Good evening, I have to solve the following minimization problem: $$\min_{w(p)}: \int w(p)f(p|e)dp$$
s.t.
$$\int v(w(p))f(p|e)dp - g(e) ≥ u_r$$
where of course this last inequality is my constraint. I think it is irrelevant for my problem to specify the meaning of the functions, but I know also that $v’(w) > 0 $ and $v’’(w) ≤ 0$.

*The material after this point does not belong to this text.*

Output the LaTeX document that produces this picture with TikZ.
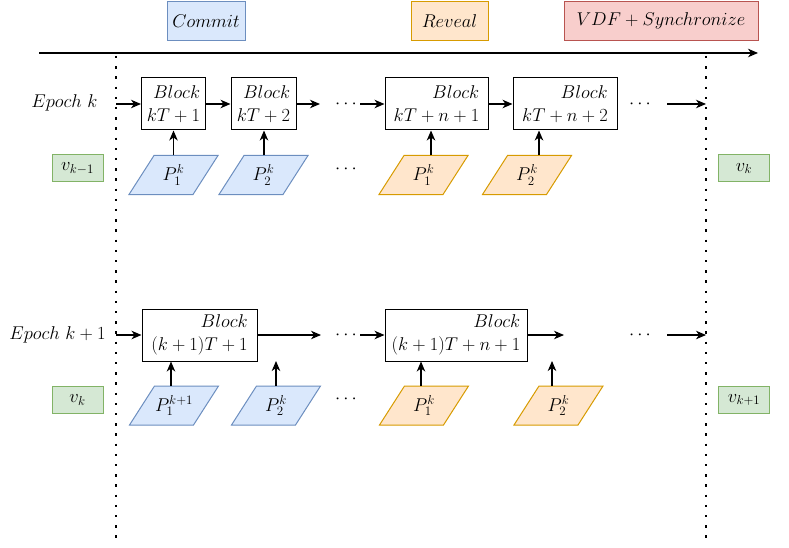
\RequirePackage{fix-cm}
\documentclass[tikz,border=0pt]{standalone}
\usetikzlibrary{arrows.meta,calc}
\definecolor{bluefill}{HTML}{DAE8FC}\definecolor{bluedraw}{HTML}{6C8EBF}
\definecolor{orfill}{HTML}{FFE6CC}\definecolor{ordraw}{HTML}{D79B00}
\definecolor{grfill}{HTML}{D5E8D4}\definecolor{grdraw}{HTML}{82B366}
\definecolor{rdfill}{HTML}{F8CECC}\definecolor{rddraw}{HTML}{B85450}
\tikzset{
  every node/.style={font=\fontsize{18.5}{23}\selectfont, inner sep=0pt},
  blockbox/.style={draw, line width=1pt, minimum height=52pt, align=right},
  tagbox/.style={draw, line width=1pt, minimum height=39pt},
  vbox/.style={draw=grdraw, fill=grfill, line width=1pt, minimum width=51pt, minimum height=27pt},
  bluepara/.style={draw=bluedraw, fill=bluefill, line width=1pt},
  orpara/.style={draw=ordraw, fill=orfill, line width=1pt},
  paratext/.style={minimum width=40pt, minimum height=39pt},
  arr/.style={-{Stealth[length=10pt,width=8.5pt,inset=3pt]}, line width=1.1pt},
  dotline/.style={line width=2.4pt, dash pattern=on 2.4pt off 7.8pt},
  dotsnode/.style={anchor=base},
}
\newcommand\paragram[4]{%
  \path[#3] ($(#2)+(-44.5,19.5)$) -- ($(#2)+(19.5,19.5)$) -- ($(#2)+(44.5,-19.5)$) -- ($(#2)+(-19.5,-19.5)$) -- cycle;
  \node[paratext] (#1) at (#2) {#4};}
\begin{document}
\begin{tikzpicture}[x=1pt,y=-1pt]
\useasboundingbox (0,0) rectangle (789,548);
% top tags
\node[tagbox, draw=bluedraw, fill=bluefill, minimum width=78pt] (commit) at (206,21) {$Commit$};
\node[tagbox, draw=ordraw, fill=orfill, minimum width=77pt] (reveal) at (449.5,21) {$Reveal$};
\node[tagbox, draw=rddraw, fill=rdfill, minimum width=194pt] (vdf) at (661,21) {$VDF+Synchronize$};
% timeline
\coordinate (tl0) at (39,53);
\coordinate (tl1) at (758,53);
\draw[arr] (tl0) -- (tl1);
% dotted lines
\draw[dotline] (115.7,56) -- (115.7,542);
\draw[dotline] (705.7,56) -- (705.7,542);
% ---------- epoch k
\node (ek) at (64.5,103) {$Epoch\ k$};
\node[blockbox, minimum width=64pt] (b1) at (173.5,104) {$Block$\\$kT+1$};
\node[blockbox, minimum width=65pt] (b2) at (263.5,104) {$Block$\\$kT+2$};
\node[blockbox, minimum width=103pt] (b3) at (436.5,104) {$Block$\\$kT+n+1$};
\node[blockbox, minimum width=104pt] (b4) at (565,104) {$Block$\\$kT+n+2$};
\coordinate (r1a) at (116,104);
\coordinate (r1b) at (320,104);
\coordinate (r1c) at (360,104);
\coordinate (r1d) at (667,104);
\coordinate (r1e) at (706,104);
\draw[arr] (r1a) -- (b1.west);
\draw[arr] (b1.east) -- (b2.west);
\draw[arr] (b2.east) -- (r1b);
\draw[arr] (r1c) -- (b3.west);
\draw[arr] (b3.east) -- (b4.west);
\draw[arr] (r1d) -- (r1e);
\node[dotsnode] (d1) at (346,108.5) {$\cdots$};
\node[dotsnode] (d2) at (640,108.5) {$\cdots$};
\node[dotsnode] (d3) at (346,173.5) {$\cdots$};
\node[vbox] (vkm1) at (77.5,168.5) {$v_{k-1}$};
\node[vbox] (vk1) at (744,168.5) {$v_k$};
\paragram{p1}{173.5,175}{bluepara}{$P_1^k$}
\paragram{p2}{263.5,175}{bluepara}{$P_2^k$}
\paragram{p3}{423.5,175}{orpara}{$P_1^k$}
\paragram{p4}{527,175}{orpara}{$P_2^k$}
\draw[arr] (p1.north) -- (p1.north |- b1.south);
\draw[arr] ([xshift=0.5pt]p2.north) -- ([xshift=0.5pt]p2.north |- b2.south);
\draw[arr] ([xshift=7.5pt]p3.north) -- ([xshift=7.5pt]p3.north |- b3.south);
\draw[arr] ([xshift=12pt]p4.north) -- ([xshift=12pt]p4.north |- b4.south);
% ---------- epoch k+1
\node (ek1) at (57.5,335) {$Epoch\ k+1$};
\node[blockbox, minimum width=115pt] (b5) at (199.5,335) {$Block$\\$(k+1)T+1$};
\node[blockbox, minimum width=142pt] (b6) at (456,335) {$Block$\\$(k+1)T+n+1$};
\coordinate (r2a) at (116,335);
\coordinate (r2b) at (321,335);
\coordinate (r2c) at (360,335);
\coordinate (r2d) at (564,335);
\coordinate (r2e) at (667,335);
\coordinate (r2f) at (706,335);
\draw[arr] (r2a) -- (b5.west);
\draw[arr] (b5.east) -- (r2b);
\draw[arr] (r2c) -- (b6.west);
\draw[arr] (b6.east) -- (r2d);
\draw[arr] (r2e) -- (r2f);
\node[dotsnode] (d4) at (346,339.5) {$\cdots$};
\node[dotsnode] (d5) at (640,339.5) {$\cdots$};
\node[dotsnode] (d6) at (346,403.5) {$\cdots$};
\node[vbox] (vk2) at (77.5,400) {$v_k$};
\node[vbox] (vkp1) at (744,400) {$v_{k+1}$};
\paragram{q1}{174,405.5}{bluepara}{$P_1^{k+1}$}
\paragram{q2}{276,405.5}{bluepara}{$P_2^k$}
\paragram{q3}{424,405.5}{orpara}{$P_1^k$}
\paragram{q4}{558.5,405.5}{orpara}{$P_2^k$}
\coordinate (q2top) at (276,361);
\coordinate (q4top) at (552,361);
\draw[arr] ([xshift=-3pt]q1.north) -- ([xshift=-3pt]q1.north |- b5.south);
\draw[arr] (q2.north) -- (q2top);
\draw[arr] ([xshift=-3pt]q3.north) -- ([xshift=-3pt]q3.north |- b6.south);
\draw[arr] ([xshift=-6.5pt]q4.north) -- (q4top);
\end{tikzpicture}
\end{document}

I proceed in this way, first I create the Lagrangian: $$L=\int [w(p)f(p|e)dp]+λ[v(w(p))f(p|e)dp - g(e)-u_r]$$
At this point I have to take the derivative with respect to $w(p)$ and pose it equal to zero
$$ \frac{\partial L} {\partial (w(p))}=0$$
at this point I don't know how to procede; my problem is how treat those integrals. The expected solution (first order condition) is:
$$-f(p|e)+\lambda v'(w(p))f(p|e)=0$$
Thank you very much. PS: I know also that p takes value in $[p_d,p_u]$
Edit: the first order condition for $w(p)$ is derived taking the derivative with respect to w at each level of $p$ separately. To see this point consider a discrete version of the model in which there is a finite number of possible p levels $(p_1,...,p_N)$ and associated w levels $(w_1,...,w_N)$. The first order condition is analogous to the condition one gets in the discrete model by examining the first order conditions for each $w_n=1,...,N$. TO be rigorous we shoud add that when we have a continuum of possible level of p, an optimal scheme need only to satisfy condition at a set of profit levels thati is full of measure.